* BEGIN Recorded data *
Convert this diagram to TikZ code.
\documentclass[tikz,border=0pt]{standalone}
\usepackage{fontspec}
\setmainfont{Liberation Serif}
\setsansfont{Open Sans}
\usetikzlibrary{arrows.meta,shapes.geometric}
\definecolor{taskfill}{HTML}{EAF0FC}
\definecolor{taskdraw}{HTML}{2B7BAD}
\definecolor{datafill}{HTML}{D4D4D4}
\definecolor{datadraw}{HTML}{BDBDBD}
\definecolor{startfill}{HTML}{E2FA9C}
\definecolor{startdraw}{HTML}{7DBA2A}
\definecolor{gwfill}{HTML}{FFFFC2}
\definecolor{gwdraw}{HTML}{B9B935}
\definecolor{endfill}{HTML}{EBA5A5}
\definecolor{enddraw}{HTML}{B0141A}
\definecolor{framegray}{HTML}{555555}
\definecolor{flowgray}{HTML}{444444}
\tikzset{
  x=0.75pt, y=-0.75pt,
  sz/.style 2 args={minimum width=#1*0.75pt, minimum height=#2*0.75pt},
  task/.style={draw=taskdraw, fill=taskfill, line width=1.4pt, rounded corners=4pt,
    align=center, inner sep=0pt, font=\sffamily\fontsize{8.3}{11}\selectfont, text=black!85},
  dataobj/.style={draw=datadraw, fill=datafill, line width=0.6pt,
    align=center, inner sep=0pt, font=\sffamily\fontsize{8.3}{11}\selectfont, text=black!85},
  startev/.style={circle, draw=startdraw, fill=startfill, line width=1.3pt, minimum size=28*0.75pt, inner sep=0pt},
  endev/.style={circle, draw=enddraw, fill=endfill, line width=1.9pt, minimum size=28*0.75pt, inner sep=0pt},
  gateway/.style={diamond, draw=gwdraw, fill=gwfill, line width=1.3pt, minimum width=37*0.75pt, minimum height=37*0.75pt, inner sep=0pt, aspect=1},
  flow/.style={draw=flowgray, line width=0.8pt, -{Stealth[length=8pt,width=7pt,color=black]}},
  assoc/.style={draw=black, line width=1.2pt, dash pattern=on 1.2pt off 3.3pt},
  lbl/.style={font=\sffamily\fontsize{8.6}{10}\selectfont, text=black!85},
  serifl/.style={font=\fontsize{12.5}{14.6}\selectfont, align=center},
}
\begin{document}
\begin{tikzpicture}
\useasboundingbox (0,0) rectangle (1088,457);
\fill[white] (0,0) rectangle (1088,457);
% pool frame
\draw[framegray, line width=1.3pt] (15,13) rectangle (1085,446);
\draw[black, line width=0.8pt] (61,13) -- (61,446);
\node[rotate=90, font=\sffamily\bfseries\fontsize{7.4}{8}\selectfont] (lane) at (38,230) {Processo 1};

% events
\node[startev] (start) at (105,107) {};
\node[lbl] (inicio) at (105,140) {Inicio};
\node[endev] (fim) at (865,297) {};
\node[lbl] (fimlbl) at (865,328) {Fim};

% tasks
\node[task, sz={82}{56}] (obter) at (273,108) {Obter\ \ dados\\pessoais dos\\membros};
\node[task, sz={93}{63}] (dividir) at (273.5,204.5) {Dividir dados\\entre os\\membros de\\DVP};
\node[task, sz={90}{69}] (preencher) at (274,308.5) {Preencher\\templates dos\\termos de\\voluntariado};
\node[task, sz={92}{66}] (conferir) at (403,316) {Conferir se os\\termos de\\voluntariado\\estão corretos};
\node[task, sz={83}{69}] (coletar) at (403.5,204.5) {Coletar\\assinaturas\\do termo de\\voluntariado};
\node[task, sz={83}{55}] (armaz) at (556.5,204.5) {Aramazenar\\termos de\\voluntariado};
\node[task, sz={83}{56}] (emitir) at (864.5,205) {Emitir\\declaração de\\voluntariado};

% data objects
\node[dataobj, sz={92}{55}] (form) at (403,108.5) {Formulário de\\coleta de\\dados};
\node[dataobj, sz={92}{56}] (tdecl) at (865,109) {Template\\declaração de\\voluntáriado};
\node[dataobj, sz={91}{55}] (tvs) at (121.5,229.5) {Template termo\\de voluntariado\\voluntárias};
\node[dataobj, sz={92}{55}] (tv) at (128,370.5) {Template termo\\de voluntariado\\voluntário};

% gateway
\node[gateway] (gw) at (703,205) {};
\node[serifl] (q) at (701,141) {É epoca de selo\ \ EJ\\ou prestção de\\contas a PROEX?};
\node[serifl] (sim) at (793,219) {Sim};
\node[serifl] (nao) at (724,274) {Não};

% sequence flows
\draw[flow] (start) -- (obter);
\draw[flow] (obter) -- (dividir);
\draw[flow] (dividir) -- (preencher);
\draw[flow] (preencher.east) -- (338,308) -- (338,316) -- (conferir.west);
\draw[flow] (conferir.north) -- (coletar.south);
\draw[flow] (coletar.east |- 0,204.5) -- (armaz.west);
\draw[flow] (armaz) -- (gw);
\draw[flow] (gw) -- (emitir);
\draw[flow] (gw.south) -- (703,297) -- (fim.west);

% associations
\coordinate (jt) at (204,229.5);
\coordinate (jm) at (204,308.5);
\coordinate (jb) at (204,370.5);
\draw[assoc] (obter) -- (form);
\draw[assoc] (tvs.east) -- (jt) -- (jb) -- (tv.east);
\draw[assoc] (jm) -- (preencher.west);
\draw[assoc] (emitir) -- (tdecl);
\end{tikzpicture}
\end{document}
* END Recorded data *
Aim ▸ Write the listing out again, exactly as it reads.

Exercise response ▸
Convert this diagram to TikZ code.
\documentclass[tikz,border=0pt]{standalone}
\usepackage{fontspec}
\setmainfont{Liberation Serif}
\setsansfont{Open Sans}
\usetikzlibrary{arrows.meta,shapes.geometric}
\definecolor{taskfill}{HTML}{EAF0FC}
\definecolor{taskdraw}{HTML}{2B7BAD}
\definecolor{datafill}{HTML}{D4D4D4}
\definecolor{datadraw}{HTML}{BDBDBD}
\definecolor{startfill}{HTML}{E2FA9C}
\definecolor{startdraw}{HTML}{7DBA2A}
\definecolor{gwfill}{HTML}{FFFFC2}
\definecolor{gwdraw}{HTML}{B9B935}
\definecolor{endfill}{HTML}{EBA5A5}
\definecolor{enddraw}{HTML}{B0141A}
\definecolor{framegray}{HTML}{555555}
\definecolor{flowgray}{HTML}{444444}
\tikzset{
  x=0.75pt, y=-0.75pt,
  sz/.style 2 args={minimum width=#1*0.75pt, minimum height=#2*0.75pt},
  task/.style={draw=taskdraw, fill=taskfill, line width=1.4pt, rounded corners=4pt,
    align=center, inner sep=0pt, font=\sffamily\fontsize{8.3}{11}\selectfont, text=black!85},
  dataobj/.style={draw=datadraw, fill=datafill, line width=0.6pt,
    align=center, inner sep=0pt, font=\sffamily\fontsize{8.3}{11}\selectfont, text=black!85},
  startev/.style={circle, draw=startdraw, fill=startfill, line width=1.3pt, minimum size=28*0.75pt, inner sep=0pt},
  endev/.style={circle, draw=enddraw, fill=endfill, line width=1.9pt, minimum size=28*0.75pt, inner sep=0pt},
  gateway/.style={diamond, draw=gwdraw, fill=gwfill, line width=1.3pt, minimum width=37*0.75pt, minimum height=37*0.75pt, inner sep=0pt, aspect=1},
  flow/.style={draw=flowgray, line width=0.8pt, -{Stealth[length=8pt,width=7pt,color=black]}},
  assoc/.style={draw=black, line width=1.2pt, dash pattern=on 1.2pt off 3.3pt},
  lbl/.style={font=\sffamily\fontsize{8.6}{10}\selectfont, text=black!85},
  serifl/.style={font=\fontsize{12.5}{14.6}\selectfont, align=center},
}
\begin{document}
\begin{tikzpicture}
\useasboundingbox (0,0) rectangle (1088,457);
\fill[white] (0,0) rectangle (1088,457);
% pool frame
\draw[framegray, line width=1.3pt] (15,13) rectangle (1085,446);
\draw[black, line width=0.8pt] (61,13) -- (61,446);
\node[rotate=90, font=\sffamily\bfseries\fontsize{7.4}{8}\selectfont] (lane) at (38,230) {Processo 1};

% events
\node[startev] (start) at (105,107) {};
\node[lbl] (inicio) at (105,140) {Inicio};
\node[endev] (fim) at (865,297) {};
\node[lbl] (fimlbl) at (865,328) {Fim};

% tasks
\node[task, sz={82}{56}] (obter) at (273,108) {Obter\ \ dados\\pessoais dos\\membros};
\node[task, sz={93}{63}] (dividir) at (273.5,204.5) {Dividir dados\\entre os\\membros de\\DVP};
\node[task, sz={90}{69}] (preencher) at (274,308.5) {Preencher\\templates dos\\termos de\\voluntariado};
\node[task, sz={92}{66}] (conferir) at (403,316) {Conferir se os\\termos de\\voluntariado\\estão corretos};
\node[task, sz={83}{69}] (coletar) at (403.5,204.5) {Coletar\\assinaturas\\do termo de\\voluntariado};
\node[task, sz={83}{55}] (armaz) at (556.5,204.5) {Aramazenar\\termos de\\voluntariado};
\node[task, sz={83}{56}] (emitir) at (864.5,205) {Emitir\\declaração de\\voluntariado};

% data objects
\node[dataobj, sz={92}{55}] (form) at (403,108.5) {Formulário de\\coleta de\\dados};
\node[dataobj, sz={92}{56}] (tdecl) at (865,109) {Template\\declaração de\\voluntáriado};
\node[dataobj, sz={91}{55}] (tvs) at (121.5,229.5) {Template termo\\de voluntariado\\voluntárias};
\node[dataobj, sz={92}{55}] (tv) at (128,370.5) {Template termo\\de voluntariado\\voluntário};

% gateway
\node[gateway] (gw) at (703,205) {};
\node[serifl] (q) at (701,141) {É epoca de selo\ \ EJ\\ou prestção de\\contas a PROEX?};
\node[serifl] (sim) at (793,219) {Sim};
\node[serifl] (nao) at (724,274) {Não};

% sequence flows
\draw[flow] (start) -- (obter);
\draw[flow] (obter) -- (dividir);
\draw[flow] (dividir) -- (preencher);
\draw[flow] (preencher.east) -- (338,308) -- (338,316) -- (conferir.west);
\draw[flow] (conferir.north) -- (coletar.south);
\draw[flow] (coletar.east |- 0,204.5) -- (armaz.west);
\draw[flow] (armaz) -- (gw);
\draw[flow] (gw) -- (emitir);
\draw[flow] (gw.south) -- (703,297) -- (fim.west);

% associations
\coordinate (jt) at (204,229.5);
\coordinate (jm) at (204,308.5);
\coordinate (jb) at (204,370.5);
\draw[assoc] (obter) -- (form);
\draw[assoc] (tvs.east) -- (jt) -- (jb) -- (tv.east);
\draw[assoc] (jm) -- (preencher.west);
\draw[assoc] (emitir) -- (tdecl);
\end{tikzpicture}
\end{document}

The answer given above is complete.